Study debunks ‘depression genes’ hypotheses
Over the past quarter-century, researchers have published hundreds of studies suggesting a small set of particular genes or gene-variants plays a substantial role in boosting susceptibility to depression. Such papers fueled hopes that clinicians could soon use genetic testing to simply identify those at risk, and drug companies could develop medications to counteract a few genetically-driven culprits.
But a new University of Colorado Boulder study assessing genetic and survey data from 620,000 individuals found that the 18 most highly-studied candidate genes for depression are actually no more associated with it than randomly chosen genes.
The previous studies were incorrect— or “false positives”—and the scientific community should abandon what are known as “candidate gene hypotheses,” the authors conclude.
“This study confirms that efforts to find a single gene or handful of genes which determine depression are doomed to fail,” said lead author Richard Border, a graduate student and researcher at the Institute for Behavioral Genetics.
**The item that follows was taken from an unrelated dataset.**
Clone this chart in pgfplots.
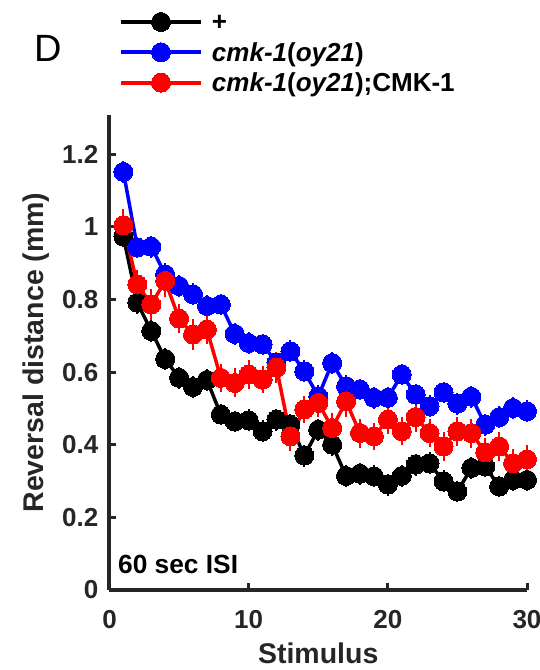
\documentclass[border=0pt]{standalone}
\usepackage{fontspec}
\setmainfont{Liberation Sans}
\usepackage{pgfplots}
\usepackage{pgfplotstable}
\pgfplotsset{compat=1.18}
\definecolor{axgray}{HTML}{262626}

\pgfplotstableread{
x y e
1 0.973 0.030
2 0.791 0.030
3 0.713 0.030
4 0.636 0.030
5 0.584 0.030
6 0.559 0.030
7 0.578 0.030
8 0.483 0.030
9 0.464 0.030
10 0.467 0.030
11 0.437 0.030
12 0.469 0.030
13 0.455 0.030
14 0.370 0.030
15 0.441 0.030
16 0.400 0.030
17 0.314 0.030
18 0.320 0.030
19 0.313 0.030
20 0.290 0.030
21 0.314 0.030
22 0.345 0.030
23 0.349 0.030
24 0.299 0.030
25 0.271 0.030
26 0.336 0.030
27 0.340 0.030
28 0.285 0.030
29 0.303 0.030
30 0.303 0.030
}\wt

\pgfplotstableread{
x y e
1 1.151 0.030
2 0.943 0.030
3 0.945 0.030
4 0.869 0.030
5 0.837 0.030
6 0.814 0.030
7 0.782 0.030
8 0.786 0.030
9 0.705 0.030
10 0.680 0.030
11 0.676 0.030
12 0.626 0.030
13 0.657 0.030
14 0.602 0.030
15 0.533 0.030
16 0.625 0.030
17 0.561 0.030
18 0.552 0.030
19 0.529 0.030
20 0.529 0.030
21 0.593 0.030
22 0.538 0.030
23 0.506 0.030
24 0.544 0.030
25 0.513 0.030
26 0.532 0.030
27 0.455 0.030
28 0.476 0.030
29 0.501 0.030
30 0.492 0.030
}\mut

\pgfplotstableread{
x y e
1 1.004 0.045
2 0.841 0.040
3 0.786 0.042
4 0.851 0.045
5 0.747 0.040
6 0.703 0.042
7 0.717 0.040
8 0.584 0.038
9 0.570 0.040
10 0.593 0.040
11 0.579 0.038
12 0.612 0.042
13 0.423 0.040
14 0.497 0.038
15 0.515 0.040
16 0.446 0.040
17 0.519 0.042
18 0.432 0.040
19 0.423 0.038
20 0.469 0.040
21 0.437 0.038
22 0.476 0.040
23 0.432 0.038
24 0.395 0.040
25 0.437 0.040
26 0.432 0.040
27 0.379 0.040
28 0.395 0.040
29 0.349 0.038
30 0.360 0.040
}\rescue

\begin{document}
\begin{tikzpicture}
\path[use as bounding box] (-109.5pt,-80pt) rectangle (430.5pt,590pt);
\begin{axis}[
  at={(0pt,0pt)}, anchor=south west,
  scale only axis, width=417.5pt, height=475pt,
  xmin=0, xmax=30, ymin=0, ymax=1.3077,
  clip=false,
  axis lines=left,
  axis line style={-, line width=4pt, color=axgray},
  tick align=inside, xtick pos=bottom, ytick pos=left,
  major tick length=7pt,
  tick style={line width=3pt, color=axgray},
  xtick={0,10,20,30},
  ytick={0,0.2,0.4,0.6,0.8,1,1.2},
  yticklabels={0,0.2,0.4,0.6,0.8,1,1.2},
  /pgf/number format/assume math mode=true,
  ticklabel style={font=\fontsize{26}{30}\selectfont\bfseries, color=axgray},
  yticklabel style={inner sep=0pt, anchor=east, xshift=-11pt},
  xticklabel style={inner sep=0pt, anchor=north, yshift=-20pt},
  xlabel={Stimulus},
  ylabel={Reversal distance (mm)},
  label style={font=\fontsize{28.5}{32}\selectfont\bfseries, color=axgray},
  xlabel style={at={(axis description cs:0.5,-0.154)}, anchor=base, inner sep=0pt},
  ylabel style={at={(axis description cs:-0.1746,0.5)}, anchor=center, inner sep=0pt},
  legend style={draw=none, fill=none, at={(0,1)}, anchor=north west,
    xshift=9.5pt, yshift=108pt, inner sep=0pt, outer sep=0pt,
    row sep=0.3pt, column sep=9pt,
    font=\fontsize{26}{30}\selectfont\bfseries,
    nodes={inner sep=0pt, text height=24pt, text depth=6pt},
    cells={anchor=west}},
  legend image code/.code={
    \draw[#1, line width=4pt, mark=none] (0pt,0pt) -- (80pt,0pt);
    \draw[#1, mark repeat=2, mark phase=2, draw=none] plot coordinates {(0pt,0pt) (40pt,0pt) (80pt,0pt)};
  },
  every axis plot/.append style={line width=3.5pt, mark=*, mark size=9.5pt,
     mark options={solid, line width=0pt}},
]
\addplot[black, error bars/.cd, y dir=both, y explicit, error mark=none,
   error bar style={line width=2pt, black}]
   table[x=x, y=y, y error=e] {\wt};
\addlegendentry{+}
\addplot[blue, error bars/.cd, y dir=both, y explicit, error mark=none,
   error bar style={line width=2pt, blue}]
   table[x=x, y=y, y error=e] {\mut};
\addlegendentry{\textit{cmk-1}(\textit{oy21})}
\addplot[red, error bars/.cd, y dir=both, y explicit, error mark=none,
   error bar style={line width=2pt, red}]
   table[x=x, y=y, y error=e] {\rescue};
\addlegendentry{\textit{cmk-1}(\textit{oy21});CMK-1}
\node[anchor=base west, inner sep=0pt, font=\fontsize{26.3}{30}\selectfont\bfseries]
  at (axis description cs:0.0204,0.0337) {60 sec ISI};
\end{axis}
\node[anchor=base west, inner sep=0pt, font=\fontsize{38}{40}\selectfont] at (-75pt,528pt) {D};
\end{tikzpicture}
\end{document}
Adds senior author Matthew Keller, an associate professor of Psychology and Neuroscience:
“We are not saying that depression is not heritable at all. It is. What we are saying is that depression is influenced by many many variants, and individually each of those has a miniscule effect.”
For the study, published in the American Journal of Psychiatry, the authors looked at 18 genes which have appeared at least 10 times in depression-focused studies.
Among them was a gene called SLC6A4, involved in the transport of the neurochemical serotonin. Research dating back 20 years suggests that people with a certain “short” version of the gene are at significantly greater risk of depression, particularly when exposed to early life trauma.
The researchers also looked at genes involved in the production of brain-derived neurotrophic factor (BDNF) a protein involved in nerve formation, and the neurotransmitter dopamine.
Using genetic and survey data gathered from individuals via the UK Biobank, 23andMe, and the Psychiatric Genomics Consortium, they set out to see if any of the genes, or gene variants, were associated with depression either alone or when combined with an environmental factor like childhood trauma or socioeconomic diversity.
The study is the largest and most comprehensive investigation to date of historic depression candidate genes.
“We found that, as a set, these candidate genes are no more related to depression than any random gene out there,” said Keller. “The results, even to us, were a little bit stunning.”
Keller notes that in the field of genetics, scientists have known for years that candidate-gene hypotheses were flawed. But hopeful researchers in other fields, including psychology, have continued to publish studies—often based on smaller sample sizes—which have kept the idea of a small set of “depression genes” alive.
“It’s like in ‘The Emporer Wears No Clothes.’ There’s just nothing there,” said Keller. “I hope this is the final nail in the coffin for those kind of studies.”
He and Border stress that their findings do not mean that research into the genetic underpinnings of depression should cease. Instead, they say, it should acknowledge that the genetic architecture of depression is more complicated than once thought.
By understanding the thousands of genes associated with the disease, and what they do, researchers can ultimately come up with more accurate “polygenic scores” to predict risk and still potentially develop drugs designed to counteract that risk, they said.
In the meantime, Border says, consumers should be wary of claims that individual genes have large effects on complex behaviors.
While risk of some medical conditions, like breast cancer and Alzheimer’s disease, has been clearly linked to individual genes, it’s not so simple with traits like depression.